Patty was being a little hard on good ol’ Charlie Brown, but she did have a point: It just doesn’t seem like Thanksgiving without the mashed potatoes, cranberry sauce, and all those other “fixin’s,” as your grandmother or TV hillbillies might have referred to the various items served aside your turkey (or your tofurkey, if such is your preference).

And apparently, your geography helps determine which sides actually make it to your holiday table. Analyzing Google Trends, has established the most popular Thanksgiving side dish for every state, and as usual some of the people outside of Massachusetts are just plain weird. For instance, did you know they were downing deviled eggs in Indiana? And mac & cheese is apparently adorning tables in Delaware, Georgia, Maryland, and both Carolinas. (That’s actually one we can approve of, and may adopt.) And up in Maine, they’re gulping down side salads, which seems vaguely un-American.

As for here in Massachusetts, they claim we put stuffing on the top of our list. An old standby, certainly, but we’re not so sure — mightn’t cranberry sauce be our most popular, given the preponderance of bogs in the region?
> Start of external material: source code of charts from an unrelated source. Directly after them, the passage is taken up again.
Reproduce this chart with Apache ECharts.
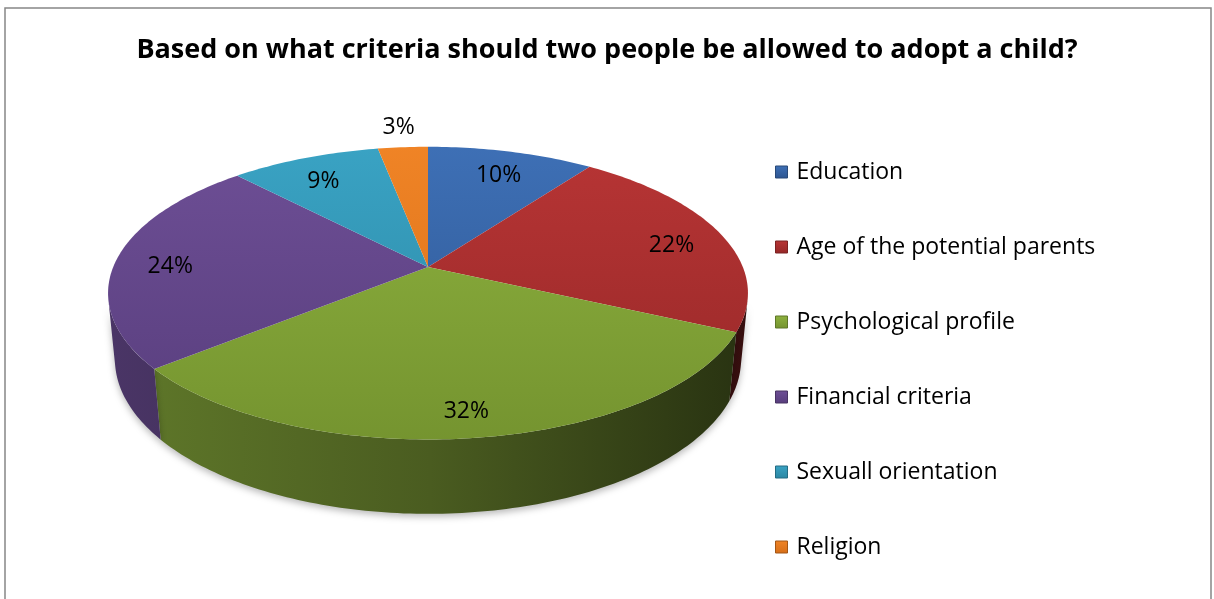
<!DOCTYPE html>
<html>
<head>
<meta charset="utf-8">
<script src="https://cdn.jsdelivr.net/npm/echarts@6/dist/echarts.min.js"></script>
<style>
  html, body { margin: 0; padding: 0; background: #ffffff; }
  #chart { width: 1214px; height: 599px; }
</style>
</head>
<body>
<div id="chart"></div>
<script>
// Survey answers, in percent
const categories = ['Education', 'Age of the potential parents', 'Psychological profile',
                    'Financial criteria', 'Sexuall orientation', 'Religion'];
const values = [10, 22, 32, 24, 9, 3];
const titleText = 'Based on what criteria should two people be allowed to adopt a child?';

// Slice colours: base, top-face light, top-face dark
const baseColors = ['#3A68AA', '#B03030', '#86A83A', '#674A8E', '#3399B9', '#E87B20'];
const topLight  = ['#3E70B6', '#B83535', '#8EB23F', '#6E4F96', '#3AA3C4', '#F08426'];
const topDark   = ['#2D5590', '#952727', '#74932F', '#573D7C', '#2A86A2', '#D66E18'];

const FONT = '"Open Sans", "Noto Sans", sans-serif';

// Perspective projection of a flat cylinder (the pie body)
const CX = 428, CY = 267;      // screen position of the pie centre (top face)
const FOCAL = 1574;            // focal length, px
const DIST = 5.0;              // camera distance, in pie radii
const TILT = Math.asin(0.45);  // camera elevation
const SA = Math.sin(TILT), CA = Math.cos(TILT);
const THICK = 0.236;           // pie height, in pie radii
const LABEL_H = -0.026;        // height of the plane the inner labels sit on

function project(r, phi, h) {
  const X = r * Math.sin(phi);
  const Z = -r * Math.cos(phi);
  const depth = DIST - h * SA - Z * CA;
  const up = h * CA - Z * SA;
  return [CX + FOCAL * X / depth, CY - FOCAL * up / depth];
}

// The outer wall is visible only where it faces the camera
const visLimit = Math.acos(-1 / (DIST * CA));
const VIS_FROM = visLimit, VIS_TO = 2 * Math.PI - visLimit;

const total = values.reduce((a, b) => a + b, 0);
const starts = [];
values.reduce((acc, v, i) => { starts[i] = acc; return acc + v; }, 0);

function darken(hex, k) {
  const n = parseInt(hex.slice(1), 16);
  const r = Math.round(((n >> 16) & 255) * k);
  const g = Math.round(((n >> 8) & 255) * k);
  const b = Math.round((n & 255) * k);
  return 'rgb(' + r + ',' + g + ',' + b + ')';
}

function arcPoints(a0, a1, r, h) {
  const pts = [];
  const steps = Math.max(2, Math.ceil((a1 - a0) / (Math.PI / 180)));
  for (let k = 0; k <= steps; k++) {
    pts.push(project(r, a0 + (a1 - a0) * k / steps, h));
  }
  return pts;
}

function renderSlice(params, api) {
  const i = params.seriesIndex;
  const v = api.value(0);
  const a0 = starts[i] / total * 2 * Math.PI;
  const a1 = (starts[i] + v) / total * 2 * Math.PI;
  const children = [];

  // outer wall
  const w0 = Math.max(a0, VIS_FROM), w1 = Math.min(a1, VIS_TO);
  if (w1 > w0) {
    const topArc = arcPoints(w0, w1, 1, 0);
    const botArc = arcPoints(w0, w1, 1, -THICK).reverse();
    children.push({
      type: 'polygon',
      z2: 1,
      shape: { points: topArc.concat(botArc) },
      style: {
        fill: {
          type: 'linear', x: 110, y: 0, x2: 750, y2: 0, global: true,
          colorStops: [
            { offset: 0, color: darken(baseColors[i], 0.72) },
            { offset: 0.5, color: darken(baseColors[i], 0.55) },
            { offset: 1, color: darken(baseColors[i], 0.3) }
          ]
        },
        stroke: null,
        shadowBlur: 7,
        shadowOffsetY: 3,
        shadowColor: 'rgba(0,0,0,0.28)'
      }
    });
  }

  // top face
  const top = [project(0, 0, 0)].concat(arcPoints(a0, a1, 1, 0));
  children.push({
    type: 'polygon',
    z2: 10,
    shape: { points: top },
    style: {
      fill: {
        type: 'linear', x: 0, y: 140, x2: 0, y2: 450, global: true,
        colorStops: [
          { offset: 0, color: topLight[i] },
          { offset: 1, color: topDark[i] }
        ]
      },
      stroke: null
    }
  });

  // percentage label: on the face, or just outside for thin slices
  const mid = (a0 + a1) / 2;
  const share = v / total;
  const outside = share < 0.05;
  const lp = outside ? project(1.2, mid, 0) : project(0.83, mid, LABEL_H);
  children.push({
    type: 'text',
    z2: 20,
    style: {
      text: Math.round(share * 100) + '%',
      x: lp[0], y: lp[1],
      align: 'center', verticalAlign: 'middle',
      font: '23px ' + FONT,
      fill: '#000000'
    }
  });

  return { type: 'group', children: children };
}

const series = categories.map((name, i) => ({
  type: 'custom',
  name: name,
  coordinateSystem: 'none',
  renderItem: renderSlice,
  itemStyle: { color: baseColors[i] },
  data: [[values[i]]],
  silent: true
}));

// Legend swatches with a bevelled look
const legendData = categories.map((name, i) => ({
  name: name,
  itemStyle: {
    color: {
      type: 'linear', x: 0, y: 0, x2: 0, y2: 1,
      colorStops: [
        { offset: 0, color: topLight[i] },
        { offset: 1, color: topDark[i] }
      ]
    },
    borderColor: darken(baseColors[i], 0.7),
    borderWidth: 1
  }
}));

const chart = echarts.init(document.getElementById('chart'), null, { renderer: 'canvas' });
chart.setOption({
  backgroundColor: '#ffffff',
  animation: false,
  title: {
    text: titleText,
    left: 'center',
    top: 32,
    textStyle: { fontFamily: FONT, fontWeight: 'bold', fontSize: 27, color: '#000000' }
  },
  legend: {
    orient: 'vertical',
    left: 770,
    top: 154,
    icon: 'rect',
    itemWidth: 12,
    itemHeight: 12,
    itemGap: 49,
    selectedMode: false,
    data: legendData,
    textStyle: { fontFamily: FONT, fontSize: 23, color: '#000000', lineHeight: 26, padding: [0, 0, 0, 4] }
  },
  graphic: [{
    type: 'rect',
    shape: { x: 5, y: 8, width: 1206, height: 600 },
    style: { fill: null, stroke: '#878787', lineWidth: 1.5 },
    silent: true
  }],
  series: series
});
</script>
</body>
</html>
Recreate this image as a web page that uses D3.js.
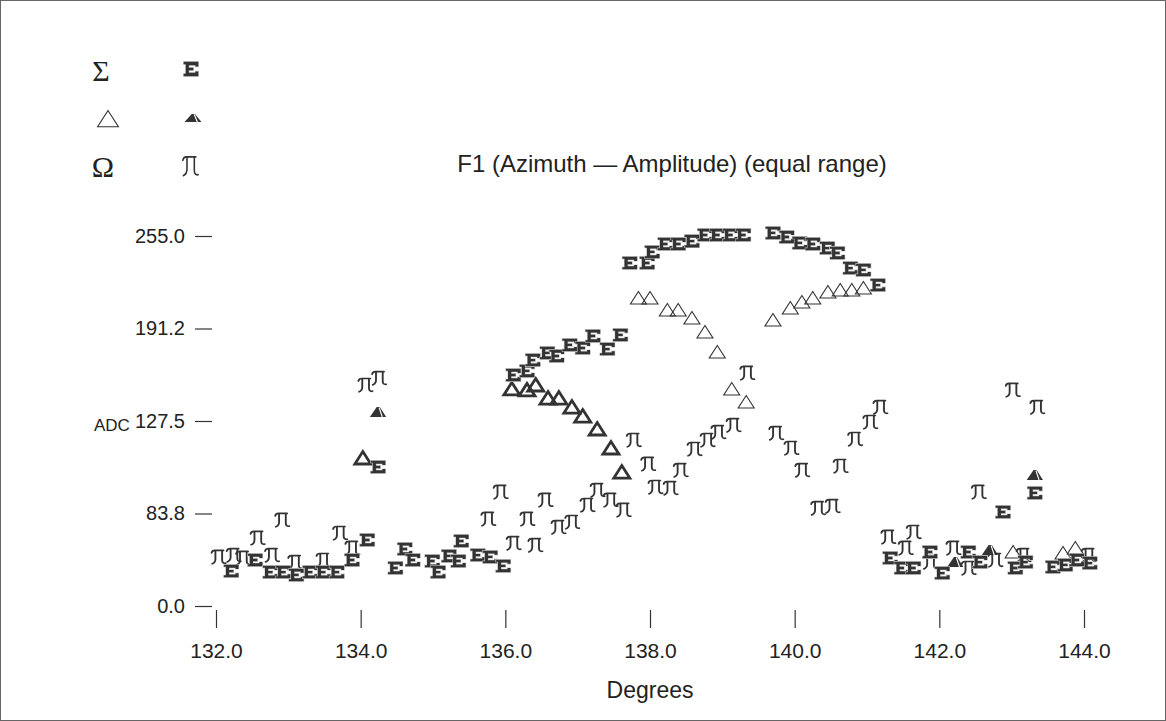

Or potatoes, given our large Irish population? To find out, we’re asking readers to respond to our poll and let us know what will be tops on your table.


Meanwhile, as we look forward to what will hopefully be a more typically massive holiday gathering in 2021 — along with all the interesting family dynamics that go with it — consider this silver lining: Even though your Thanksgiving might be smaller than usual this year, that just means more yams for you.